> _THE EXERCISE_: Omit pictures and quote the listing below line by line, from its start through the line that holds "x2=alt.value(537), y=alt.value(-77), y2=alt.value(284))".

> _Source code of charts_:
────
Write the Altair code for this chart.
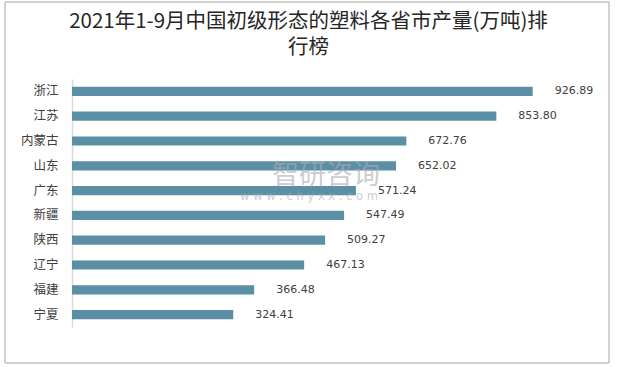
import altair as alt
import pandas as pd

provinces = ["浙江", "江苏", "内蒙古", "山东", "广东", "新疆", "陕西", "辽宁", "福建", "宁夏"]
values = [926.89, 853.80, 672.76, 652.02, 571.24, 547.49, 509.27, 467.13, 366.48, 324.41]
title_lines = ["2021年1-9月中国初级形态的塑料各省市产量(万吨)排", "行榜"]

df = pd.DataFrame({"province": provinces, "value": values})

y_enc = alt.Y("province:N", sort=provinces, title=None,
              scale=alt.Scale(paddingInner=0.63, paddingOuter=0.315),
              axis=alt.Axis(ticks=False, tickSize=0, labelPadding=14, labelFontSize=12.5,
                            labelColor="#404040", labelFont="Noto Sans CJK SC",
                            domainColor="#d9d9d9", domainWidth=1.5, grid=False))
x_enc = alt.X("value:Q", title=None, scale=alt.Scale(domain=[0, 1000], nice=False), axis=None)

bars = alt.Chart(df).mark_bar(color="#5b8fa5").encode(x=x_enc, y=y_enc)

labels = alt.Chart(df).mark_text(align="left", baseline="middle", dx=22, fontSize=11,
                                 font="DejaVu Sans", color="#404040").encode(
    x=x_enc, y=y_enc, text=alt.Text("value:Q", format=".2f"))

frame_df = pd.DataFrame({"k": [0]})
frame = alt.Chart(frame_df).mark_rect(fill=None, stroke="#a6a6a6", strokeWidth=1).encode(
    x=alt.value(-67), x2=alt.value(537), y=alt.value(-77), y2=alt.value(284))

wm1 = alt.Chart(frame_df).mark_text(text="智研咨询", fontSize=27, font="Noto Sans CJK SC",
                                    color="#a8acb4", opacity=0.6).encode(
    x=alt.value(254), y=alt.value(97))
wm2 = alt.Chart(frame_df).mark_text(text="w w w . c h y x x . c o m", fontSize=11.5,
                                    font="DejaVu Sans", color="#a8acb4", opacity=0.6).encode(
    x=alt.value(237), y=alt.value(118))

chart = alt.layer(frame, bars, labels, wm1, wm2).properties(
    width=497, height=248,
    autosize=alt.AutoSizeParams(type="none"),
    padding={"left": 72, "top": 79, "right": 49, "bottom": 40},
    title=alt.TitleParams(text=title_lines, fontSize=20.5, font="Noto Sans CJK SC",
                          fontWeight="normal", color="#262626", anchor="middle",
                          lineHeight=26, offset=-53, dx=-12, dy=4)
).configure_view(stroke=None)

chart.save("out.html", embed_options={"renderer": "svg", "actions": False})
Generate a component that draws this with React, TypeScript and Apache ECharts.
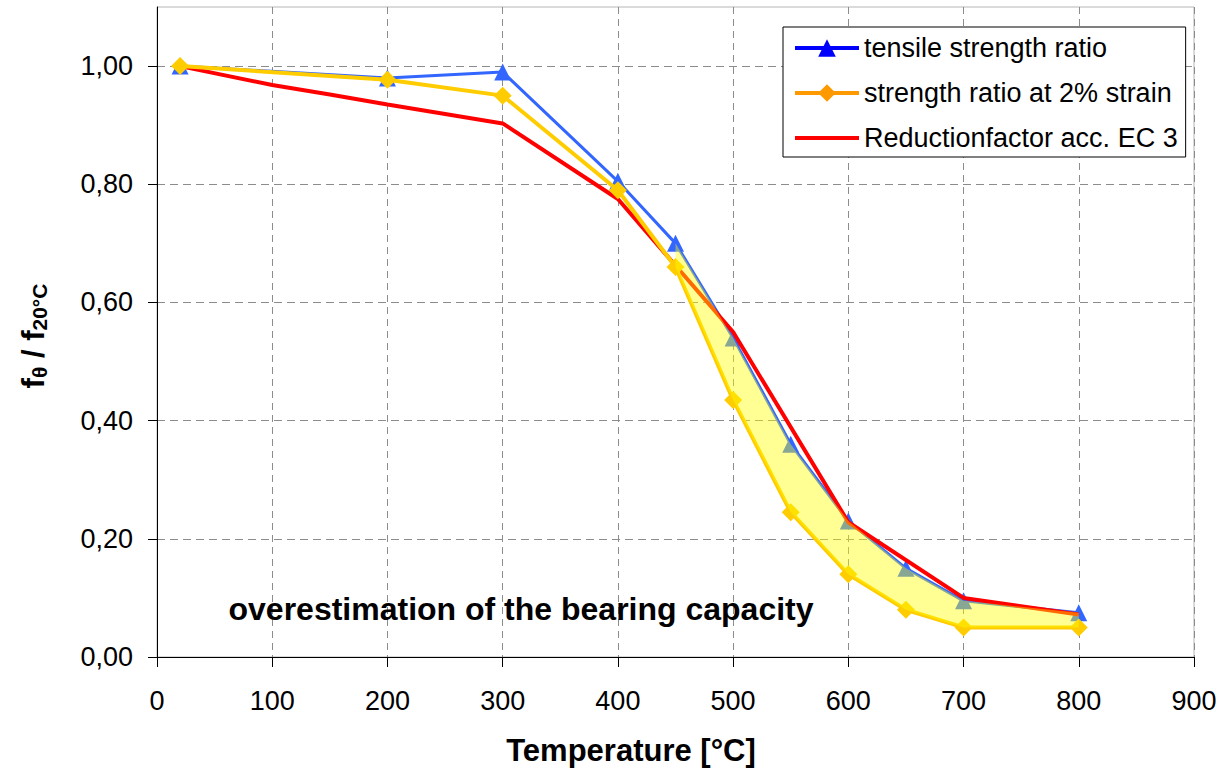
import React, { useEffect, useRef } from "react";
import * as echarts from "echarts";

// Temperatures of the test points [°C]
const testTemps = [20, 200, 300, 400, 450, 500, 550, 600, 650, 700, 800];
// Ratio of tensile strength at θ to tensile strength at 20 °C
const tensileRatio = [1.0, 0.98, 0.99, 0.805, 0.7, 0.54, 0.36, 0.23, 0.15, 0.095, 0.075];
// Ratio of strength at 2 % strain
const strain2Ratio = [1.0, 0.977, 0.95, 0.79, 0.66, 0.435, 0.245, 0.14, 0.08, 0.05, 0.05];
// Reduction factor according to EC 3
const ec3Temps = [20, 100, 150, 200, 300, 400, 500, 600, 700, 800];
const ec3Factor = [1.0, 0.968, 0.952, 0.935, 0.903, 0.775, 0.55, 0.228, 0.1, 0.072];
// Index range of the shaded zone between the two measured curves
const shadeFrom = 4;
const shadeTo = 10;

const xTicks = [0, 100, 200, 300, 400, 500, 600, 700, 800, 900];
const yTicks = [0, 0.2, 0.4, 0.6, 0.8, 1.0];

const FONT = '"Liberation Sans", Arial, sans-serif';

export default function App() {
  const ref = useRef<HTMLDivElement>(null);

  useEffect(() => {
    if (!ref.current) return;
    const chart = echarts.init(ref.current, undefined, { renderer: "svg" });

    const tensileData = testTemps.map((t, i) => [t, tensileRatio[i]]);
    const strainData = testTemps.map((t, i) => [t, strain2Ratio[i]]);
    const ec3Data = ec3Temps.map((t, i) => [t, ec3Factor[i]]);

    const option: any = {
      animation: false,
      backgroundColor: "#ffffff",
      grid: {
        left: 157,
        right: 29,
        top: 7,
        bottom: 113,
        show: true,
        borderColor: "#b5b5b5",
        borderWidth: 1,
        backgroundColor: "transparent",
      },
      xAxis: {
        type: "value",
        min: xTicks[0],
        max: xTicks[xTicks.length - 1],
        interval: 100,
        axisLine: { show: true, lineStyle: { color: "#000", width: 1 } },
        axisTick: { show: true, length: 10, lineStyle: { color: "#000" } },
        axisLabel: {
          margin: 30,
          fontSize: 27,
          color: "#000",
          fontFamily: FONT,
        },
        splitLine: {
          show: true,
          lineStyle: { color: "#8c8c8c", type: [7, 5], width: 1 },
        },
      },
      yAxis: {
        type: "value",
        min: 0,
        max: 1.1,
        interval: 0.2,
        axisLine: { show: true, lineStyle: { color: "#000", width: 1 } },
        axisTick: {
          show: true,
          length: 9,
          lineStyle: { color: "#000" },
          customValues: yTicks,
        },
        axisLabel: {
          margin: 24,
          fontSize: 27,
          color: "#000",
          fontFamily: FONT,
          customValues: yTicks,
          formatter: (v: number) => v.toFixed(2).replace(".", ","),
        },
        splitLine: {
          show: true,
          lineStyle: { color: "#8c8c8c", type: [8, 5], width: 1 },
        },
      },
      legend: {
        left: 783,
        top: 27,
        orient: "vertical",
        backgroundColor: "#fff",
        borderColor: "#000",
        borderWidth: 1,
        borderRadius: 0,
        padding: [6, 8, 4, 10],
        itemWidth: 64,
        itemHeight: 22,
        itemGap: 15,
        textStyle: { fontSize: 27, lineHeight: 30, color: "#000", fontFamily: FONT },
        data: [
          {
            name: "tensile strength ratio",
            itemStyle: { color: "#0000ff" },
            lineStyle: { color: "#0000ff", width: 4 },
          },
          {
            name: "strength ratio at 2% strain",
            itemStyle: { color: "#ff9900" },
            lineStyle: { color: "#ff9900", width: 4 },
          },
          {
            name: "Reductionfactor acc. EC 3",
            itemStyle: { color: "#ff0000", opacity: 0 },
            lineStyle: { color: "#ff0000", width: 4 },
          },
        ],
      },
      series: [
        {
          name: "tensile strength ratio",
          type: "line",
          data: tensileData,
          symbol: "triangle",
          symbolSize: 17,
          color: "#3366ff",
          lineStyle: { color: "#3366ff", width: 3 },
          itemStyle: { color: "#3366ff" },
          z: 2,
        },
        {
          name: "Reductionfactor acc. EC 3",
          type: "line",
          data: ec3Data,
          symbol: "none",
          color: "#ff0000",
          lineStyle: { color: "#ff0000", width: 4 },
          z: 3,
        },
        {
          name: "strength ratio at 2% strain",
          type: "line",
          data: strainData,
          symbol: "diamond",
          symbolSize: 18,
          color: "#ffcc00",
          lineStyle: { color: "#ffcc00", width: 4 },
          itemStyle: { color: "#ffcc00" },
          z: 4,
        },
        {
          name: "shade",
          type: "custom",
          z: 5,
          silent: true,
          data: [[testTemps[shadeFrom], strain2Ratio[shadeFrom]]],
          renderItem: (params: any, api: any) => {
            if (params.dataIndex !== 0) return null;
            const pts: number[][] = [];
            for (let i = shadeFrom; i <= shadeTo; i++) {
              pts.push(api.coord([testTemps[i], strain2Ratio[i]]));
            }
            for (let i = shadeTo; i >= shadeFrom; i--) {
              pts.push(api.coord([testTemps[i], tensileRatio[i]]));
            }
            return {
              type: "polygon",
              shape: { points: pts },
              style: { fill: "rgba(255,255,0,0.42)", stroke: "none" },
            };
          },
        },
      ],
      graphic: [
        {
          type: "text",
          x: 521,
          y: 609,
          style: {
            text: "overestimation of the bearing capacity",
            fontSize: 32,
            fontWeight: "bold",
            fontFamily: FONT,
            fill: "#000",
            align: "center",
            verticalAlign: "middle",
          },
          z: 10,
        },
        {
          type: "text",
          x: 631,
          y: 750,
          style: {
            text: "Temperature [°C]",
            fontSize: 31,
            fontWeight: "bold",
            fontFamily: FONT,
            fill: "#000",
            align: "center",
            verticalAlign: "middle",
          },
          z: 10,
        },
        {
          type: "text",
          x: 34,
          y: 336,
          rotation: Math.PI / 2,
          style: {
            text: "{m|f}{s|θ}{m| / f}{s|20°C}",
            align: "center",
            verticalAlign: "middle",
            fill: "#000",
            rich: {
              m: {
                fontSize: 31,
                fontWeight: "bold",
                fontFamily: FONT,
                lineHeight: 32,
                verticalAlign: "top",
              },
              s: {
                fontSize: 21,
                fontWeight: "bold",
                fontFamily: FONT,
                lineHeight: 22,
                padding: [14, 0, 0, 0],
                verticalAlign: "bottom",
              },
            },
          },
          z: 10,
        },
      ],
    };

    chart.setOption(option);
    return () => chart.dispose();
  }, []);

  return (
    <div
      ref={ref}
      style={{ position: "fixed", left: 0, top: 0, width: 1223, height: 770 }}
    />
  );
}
────
> _SOLVED EXERCISE_:
Write the Altair code for this chart.
import altair as alt
import pandas as pd

provinces = ["浙江", "江苏", "内蒙古", "山东", "广东", "新疆", "陕西", "辽宁", "福建", "宁夏"]
values = [926.89, 853.80, 672.76, 652.02, 571.24, 547.49, 509.27, 467.13, 366.48, 324.41]
title_lines = ["2021年1-9月中国初级形态的塑料各省市产量(万吨)排", "行榜"]

df = pd.DataFrame({"province": provinces, "value": values})

y_enc = alt.Y("province:N", sort=provinces, title=None,
              scale=alt.Scale(paddingInner=0.63, paddingOuter=0.315),
              axis=alt.Axis(ticks=False, tickSize=0, labelPadding=14, labelFontSize=12.5,
                            labelColor="#404040", labelFont="Noto Sans CJK SC",
                            domainColor="#d9d9d9", domainWidth=1.5, grid=False))
x_enc = alt.X("value:Q", title=None, scale=alt.Scale(domain=[0, 1000], nice=False), axis=None)

bars = alt.Chart(df).mark_bar(color="#5b8fa5").encode(x=x_enc, y=y_enc)

labels = alt.Chart(df).mark_text(align="left", baseline="middle", dx=22, fontSize=11,
                                 font="DejaVu Sans", color="#404040").encode(
    x=x_enc, y=y_enc, text=alt.Text("value:Q", format=".2f"))

frame_df = pd.DataFrame({"k": [0]})
frame = alt.Chart(frame_df).mark_rect(fill=None, stroke="#a6a6a6", strokeWidth=1).encode(
    x=alt.value(-67), x2=alt.value(537), y=alt.value(-77), y2=alt.value(284))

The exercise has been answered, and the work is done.